What bothers me most is that Charles Scriven commented on Chris Blake’s posts:

Chris Blake:

You are gift to us all. Thanks for the Sassoon and Owens poetry. Thanks for the history and numbers you cite. Your passion is seismic.

That sounds like it is meant as praise, praise for history and numbers which are inaccurate and used to defend a thesis of redemptive violence that Chris Blake’s own words show is untrue. But yet Chris Blake concluded:

And you think I'm exaggerating?

I stand sadly by every word of the previous post.

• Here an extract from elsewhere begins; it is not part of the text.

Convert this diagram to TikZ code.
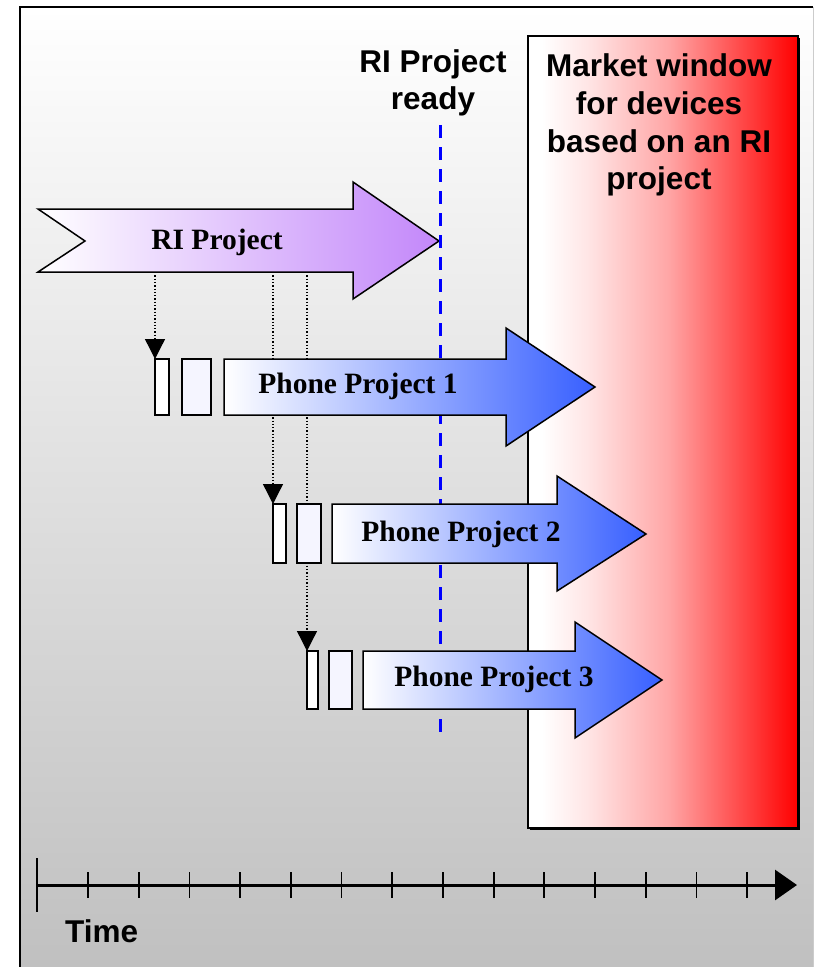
\documentclass[tikz,border=0pt]{standalone}
\usepackage{fontspec}
\setmainfont{Liberation Serif}
\newfontfamily\sansfont{Liberation Sans}
\usetikzlibrary{arrows.meta}
\definecolor{bggray}{RGB}{192,192,192}
\definecolor{purpleR}{RGB}{195,135,250}
\definecolor{purpleM}{RGB}{236,220,255}
\definecolor{blueR}{RGB}{55,95,255}
\definecolor{blueM}{RGB}{192,202,255}
\definecolor{lavender}{RGB}{245,245,255}
\definecolor{dashblue}{RGB}{0,0,255}
\pgfdeclarehorizontalshading{marketshade}{100bp}{color(0bp)=(white); color(25bp)=(white); color(27.5bp)=(white); color(36bp)=(white!90!red); color(51bp)=(white!65!red); color(75bp)=(red); color(100bp)=(red)}
\tikzset{
  outline/.style={draw=black, line width=1.5pt},
  riarrow/.style={outline, left color=white, middle color=purpleM, right color=purpleR},
  phonearrow/.style={outline, left color=white, middle color=blueM, right color=blueR},
  slotA/.style={outline, fill=white},
  slotB/.style={outline, fill=lavender},
  bartext/.style={font=\bfseries\fontsize{29.5}{33}\selectfont, inner sep=0pt},
  headtext/.style={font=\sansfont\bfseries\fontsize{31.5}{37.8}\selectfont, align=center, inner sep=0pt},
  dropline/.style={line width=1.3pt, dotted, -{Triangle[length=20pt,width=20pt]}},
  tick/.style={line width=1.8pt},
}
\begin{document}
\begin{tikzpicture}[x=1pt,y=-1pt]
\useasboundingbox (0,0) rectangle (815,967);
% background panel
\shade[top color=white, bottom color=bggray] (20,7) rectangle (813,967);
\draw[line width=2.5pt] (20,967) -- (20,7) -- (813,7);
\draw[line width=1pt, gray!40] (813,7) -- (813,967);
% market window
\fill[black] (529.5,37.5) rectangle (799.5,829.5);
\shade[shading=marketshade, draw=black, line width=1.5pt] (528,36) rectangle (798,828);
\node[headtext, anchor=north] (market) at (659,53.5) {Market window\\for devices\\based on an RI\\project};
% RI project ready
\node[headtext, anchor=north] (ready) at (433,49) {RI Project\\ready};
% RI project arrow
\path[riarrow] (38,209) -- (353,209) -- (353,182) -- (439,241) -- (353,299) -- (353,272) -- (38,272) -- (85,241) -- cycle;
\node[bartext] (ri) at (217,242) {RI Project};
\coordinate (ritip) at (439,241);
% ready line
\coordinate (lineTop) at (440,125);
\coordinate (lineBot) at (440,735);
\draw[dashblue, line width=3pt, dash pattern=on 13pt off 9pt] (lineTop) -- (lineBot);
% drop lines
\coordinate (d1) at (155,272);
\coordinate (d2) at (273,272);
\coordinate (d3) at (307,272);
\coordinate (s1) at (155,359);
\coordinate (s2) at (273,504);
\coordinate (s3) at (307,651);
\draw[dropline] (d1) -- (s1);
\draw[dropline] (d2) -- (s2);
\draw[dropline] (d3) -- (s3);
% phone project 1
\path[slotA] (155,359) rectangle (169,415);
\path[slotB] (182,359) rectangle (211,415);
\path[phonearrow] (224,359) -- (506,359) -- (506,328) -- (595,387) -- (506,446) -- (506,415) -- (224,415) -- cycle;
\node[bartext] (p1) at (358,386) {Phone Project 1};
% phone project 2
\path[slotA] (273,504) rectangle (286,563);
\path[slotB] (297,504) rectangle (321,563);
\path[phonearrow] (332,504) -- (557,504) -- (557,476) -- (646,534) -- (557,591) -- (557,563) -- (332,563) -- cycle;
\node[bartext] (p2) at (461,534) {Phone Project 2};
% phone project 3
\path[slotA] (307,651) rectangle (318,709);
\path[slotB] (329,651) rectangle (352,709);
\path[phonearrow] (363,651) -- (575,651) -- (575,622) -- (662,680) -- (575,738) -- (575,709) -- (363,709) -- cycle;
\node[bartext] (p3) at (494,679) {Phone Project 3};
% time axis
\coordinate (t0) at (37,885);
\coordinate (tend) at (797,885);
\draw[line width=2.5pt] (37,858) -- (37,912);
\draw[line width=3pt, -{Triangle[length=22pt,width=30pt]}] (t0) -- (tend);
\foreach \i in {0,...,13} {
  \draw[tick] ({88+50.7*\i},872) -- ({88+50.7*\i},898);
}
\node[font=\sansfont\bfseries\fontsize{31.5}{36}\selectfont, anchor=base west, inner sep=0pt] (time) at (65,942) {Time};
\end{tikzpicture}
\end{document}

The question then becomes why do some lose all objectivity when certain of their cherished beliefs are shown to be incorrect; Going so far as ignoring their irrationality and the irrationality of others. Being wrong is understandable standing by your error when it is revealed is irrational. I don’t really know the reason but I am sure that it damages us all and is not something that we should ignore when it occurs.


Henk said...

It seems to me that the words "redemptive violence" are as much a euphemism as "collateral damage". Personally I think that there has never been an altruistic war. Outright stupidity; greed for commodities, power and money; megalomania; vanity... the ways of the world. You would give your blood of course? Or the blood of your children, if you have any? Statistically, for every dead soldier there are more than 200 dead civilians. But, as I understand now, they died prematurely in the struggle for their redemption. Too bad.

Anonymous said...

Is “redemptive violence” that which God does when He performs his final cleansing of this earth?

Anonymous said...

Ron: maybe read up on Walter Wink to grasp the meaning of the myth of redemptive violence... It's a powerful concept, though I agree Blake uses it incorrectly.

Elaine Nelson said...

We should "call" pastors on the lack of factual honesty in their preaching.

John McClarty's blog (linked from here) has one posted this month where he implies that since Creation, Sabbath has been observed through the ages.

This, without a single supporting text, but merely an Adventist assumption, is so frequently used that it should not pass without question.

Ron Corson said...

Elaine, McClarty's reference to the sabbath from creation is an interpretation. As such it is not something that we can simply say is wrong. Far different from saying all time and money spent by the US is money spent on redemptive violence.

When someone is clearly wrong and denies that they are wrong that is completely irrational and displays a severe problem with their character or mind. Interpretations on the other hand may involve presupposition which ultimately may be wrong but which are not objectively wrong unless they actually go counter to what the person is actually saying themselves. For example if someone says God is Love and God will torture wicked people for eternity then not only is the interpretation questionable but they have made their statement wrong and nonsensical by saying that love is God torturing the wicked for eternity. They have defined loved in a way that goes against the very meaning of love. It may be conceivable that in some situation the most loving thing to do is to kill someone. But there is no way that torturing someone for eternity could fit in the definition of love.

Elaine Nelson said...

Ron,yes, interpretation is not the same as good exegesis, IMO. To state something as factual leaves no room for private interpretation.
This goes for all scripture: all is an individual interpretation.
Since the subject was "objectivity"
it did seem appropo to differentiate between subjectivity (which is an interpretation) and objectivity--where there is almost unanimity.